It’s in between Christmas and 2017 and you’re staring down the business end of a messy home and counting the days before New Years Eve sucks up a lot of your energy. Here are three tips for achieving mid-holiday productivity so that you can survive the gauntlet of food, drinks, family, and emotions that is coming your way.

Turn off notifications

Your phone buzzes, beeps and blinks at you.

Lots.

And it feels good when you get a nice little affirmation of your self worth by receiving a text from a friend. The problem is that, while it’s nice knowing we’re special and connected people, there’s a growing body of research showing the quality of each interaction and our overall happiness is diminished as a result of this kind of communication.

It will feel difficult or destabilizing at first, but by simply turning off notifications you take a huge step towards being in control of your environment.

Even though I am as married to my phone as I am to my wife (she doesn’t read this blog), I’m positively impacting my health by turning off notifications for everything but actual calls.

Take stock of your life

Get a notepad and pen or app or whatever you like, sit down with a good cup of tea, and write down every single thing you know you need to get done over the next six weeks. Everything from your personal tasks (dishes, laundry, fixing the leaky faucet, reading the hitchhikers guide to the galaxy again) to professional (paperwork to file, small projects, personal admin, all of it) and then start to organize and clarify.
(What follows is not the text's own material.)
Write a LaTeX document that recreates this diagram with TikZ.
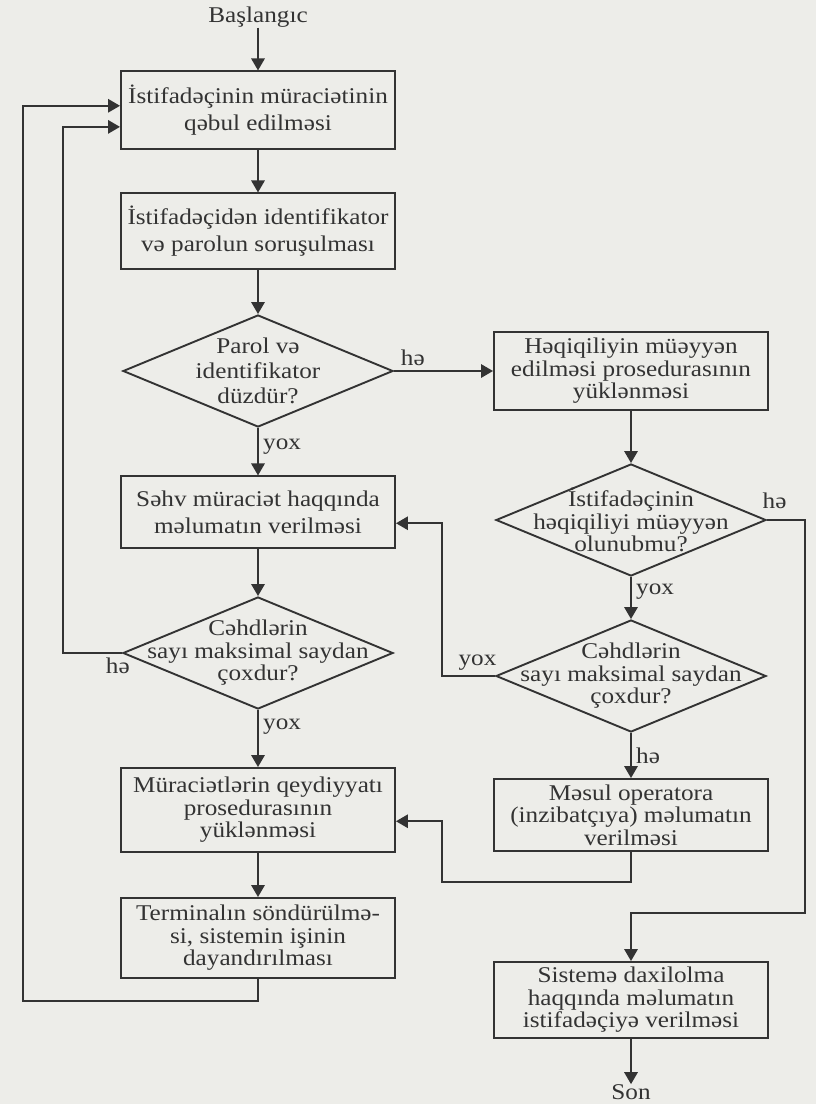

Personally, I resist this step like crazy and have to deliberately set aside time and force myself into it, but there’s a reason capturing and clarifying are the first steps in the Get Things Done methodology. What gets scheduled gets done, after all.

De-clutter

This one is hard to achieve, but the payoff is huge. I’m a keeper of things, my father is a keeper of things, and I can already tell my kids are all keepers. We assign all kinds of emotional value to stuff and hold onto it for way too long, but we’re slowly coming to grips with the acceptance that, even though toys have feelings in the movies, it’s okay to ditch the Mega Blocks once the kids graduate to Lego.

Here’s the best decluttering process I’ve found. It’s free, straightforward, and if you commit you’ll be clean and lean by New Years Eve.

Each day pick a space (room, part of a room) you can tackle in an hour or two and start physically sorting stuff into categories:

  • Stuff you use all the time – this is the stuff you keep.
  • Stuff you don’t use because it’s broken but you would absolutely use if it worked – fixing this stuff gets added to the list you started up above, and you actually do it; put this stuff somewhere you won’t be able to ignore it.
  • Good stuff you don’t use – this stuff is donated as soon as possible to any good organization that can put it to use. Don’t bag it and put it in the closet in case a friend needs it (e.g. baby clothes…) and don’t list it on Craigslist unless you need the funds and you’re absolutely confident it’ll sell right away.
  • Stuff you keep around that other people probably wouldn’t use either – recycle as much of this as quickly as possible and junk the rest.

My main caution is to avoid bagging stuff with the intention of keeping it for friends or sleeping on it. Be bold, be ruthless and make decisions in the moment. If you spent an hour decluttering, spend the next 20 minutes dropping stuff off at the local thrift shop and avoid tripping over bags of good intentions for the next six months.

Bonus tip – have some pho!

Seriously. Delicious broth, silky smooth rice noodles, fresh sprouts and a handful of herbs feeds the soul! Pho makes everything better and will sooth your hangover and prep you for actually tackling one or all of the tips above.